Florida’s Wildlife Management Areas (WMAs) are a varied collection of public and private lands, managed and overseen by the Florida Fish and Wildlife Conservation Commission (FWC). Many include tracts of private homes and leased hunting lands, but all allow some access by the public. The Steinhatchee Springs WMA is a narrow, 20,000+ acre parcel stretching from the coastal town of Steinhatchee to the headwaters of the Steinhatchee River southwest of Mayo. The tract crosses several county lines with land in Taylor, Dixie and Lafayette counties.
Here’s the description of the WMA from the FWC website:
“Steinhatchee Springs Wildlife Management Area spans 20,909 acres of floodplain forest, cypress swamps, xeric hammocks, and pine plantations surrounding the Steinhatchee River in Lafayette, Dixie and Taylor counties. The 28-mile long river originates in the upper reaches of Mallory Swamp in Lafayette County and discharges to the Gulf of Mexico. The river goes underground north of Tennille and rises again about a half-mile south. The area, owned and operated by Suwannee River Water Management District, is open for public use year-around. The area is open year-round from 1 1/2 hours before sunrise until 1 1/2 hours after sunset.”

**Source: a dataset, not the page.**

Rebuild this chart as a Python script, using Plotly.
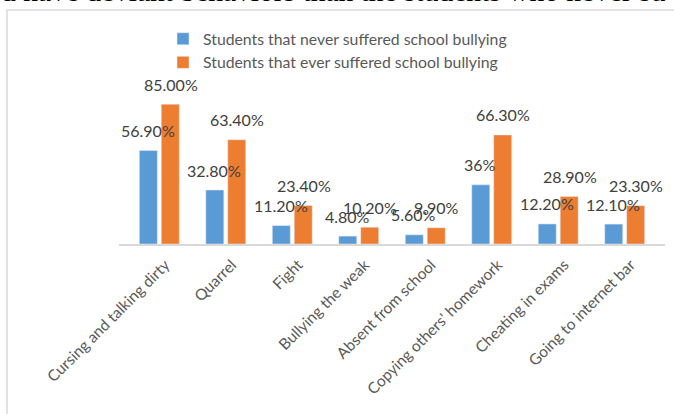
import plotly.graph_objects as go

categories = ["Cursing and talking dirty", "Quarrel", "Fight", "Bullying the weak",
              "Absent from school", "Copying others' homework", "Cheating in exams",
              "Going to internet bar"]
never_vals = [56.9, 32.8, 11.2, 4.8, 5.6, 36, 12.2, 12.1]
never_labels = ["56.90%", "32.80%", "11.20%", "4.80%", "5.60%", "36%", "12.20%", "12.10%"]
ever_vals = [85.0, 63.4, 23.4, 10.2, 9.9, 66.3, 28.9, 23.3]
ever_labels = ["85.00%", "63.40%", "23.40%", "10.20%", "9.90%", "66.30%", "28.90%", "23.30%"]
series_names = ["Students that never suffered school bullying",
                "Students that ever suffered school bullying"]

BLUE = "#5B9BD5"
ORANGE = "#ED7D31"
FONT = "Lato"

fig = go.Figure()
fig.add_trace(go.Bar(x=categories, y=never_vals, name=series_names[0], marker_color=BLUE))
fig.add_trace(go.Bar(x=categories, y=ever_vals, name=series_names[1], marker_color=ORANGE))

annotations = []
for cat, v, t in zip(categories, never_vals, never_labels):
    annotations.append(dict(x=cat, y=v, text=t, xref="x", yref="y", showarrow=False,
                            xshift=-11.3, yshift=20, yanchor="middle",
                            font=dict(family=FONT, size=16, color="#404040")))
for cat, v, t in zip(categories, ever_vals, ever_labels):
    annotations.append(dict(x=cat, y=v, text=t, xref="x", yref="y", showarrow=False,
                            xshift=11.3, yshift=20, yanchor="middle",
                            font=dict(family=FONT, size=16, color="#404040")))

L, R, T, B = 119, 9, 96, 170
W, H = 674, 414
pw = W - L - R
ph = H - T - B

def px_x(p):
    return (p - L) / pw

def px_y(p):
    return (H - B - p) / ph

# partially visible text of the surrounding document at the very top
annotations.append(dict(text="d have deviant behaviors than the students who never su",
                        xref="paper", yref="paper", x=px_x(-1), y=px_y(9.5),
                        xanchor="left", yanchor="bottom", showarrow=False,
                        font=dict(family="Liberation Serif", size=29.5, color="#000000")))

shapes = [dict(type="rect", xref="paper", yref="paper",
               x0=px_x(7), x1=px_x(690), y0=px_y(10), y1=px_y(440),
               line=dict(color="#D9D9D9", width=1.5), fillcolor="rgba(0,0,0,0)", layer="below")]

fig.update_layout(
    width=W, height=H,
    margin=dict(l=L, r=R, t=T, b=B, autoexpand=False),
    paper_bgcolor="white", plot_bgcolor="white",
    barmode="group", bargap=0.34, bargroupgap=0.18,
    showlegend=True,
    legend=dict(x=px_x(163), y=px_y(22), xanchor="left", yanchor="top",
                orientation="v", font=dict(family=FONT, size=15.8, color="#595959"),
                bgcolor="rgba(0,0,0,0)", itemwidth=30),
    font=dict(family=FONT, color="#595959"),
    annotations=annotations,
    shapes=shapes,
    xaxis=dict(showline=True, linecolor="#D9D9D9", linewidth=1.5, ticks="",
               tickangle=-45, tickfont=dict(family=FONT, size=15.5, color="#595959"),
               ticklabelshift=6, ticklabelstandoff=4,
               showgrid=False, zeroline=False, automargin=False),
    yaxis=dict(range=[0, 90], visible=False, showgrid=False, zeroline=False,
               automargin=False),
)

fig.write_html("out.html", config={"displayModeBar": False},
               post_script="document.body.style.margin='0';")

At Steinhatchee Falls, just south of US19/98 off SR51 at Tennille, there’s a picnic area, the shallow falls, and a kayak/canoe launch. From this point, paddlers can easily head downstream to the town of Steinhatchee and the Gulf of Mexico. Expect an easy 3+ hour paddle.
Just off SR51, north of US19/98 at Tennille, there are several access roads leading to the upper (and unconnected) Steinhatchee River. Paddlers can launch and fish the slow-moving water and there’s excellent picnic and primitive launch sites.
Dr. Richard Davidson, Award-Winning Nature Photographer
This WMA, especially along the L.A. Bennett Grade, a good-quality graded limerock road stretching from SR51 to CR357, is known for excellent wildlife viewing and a favorite place for photographers to capture images of wading birds or soaring species like swallowtail kites.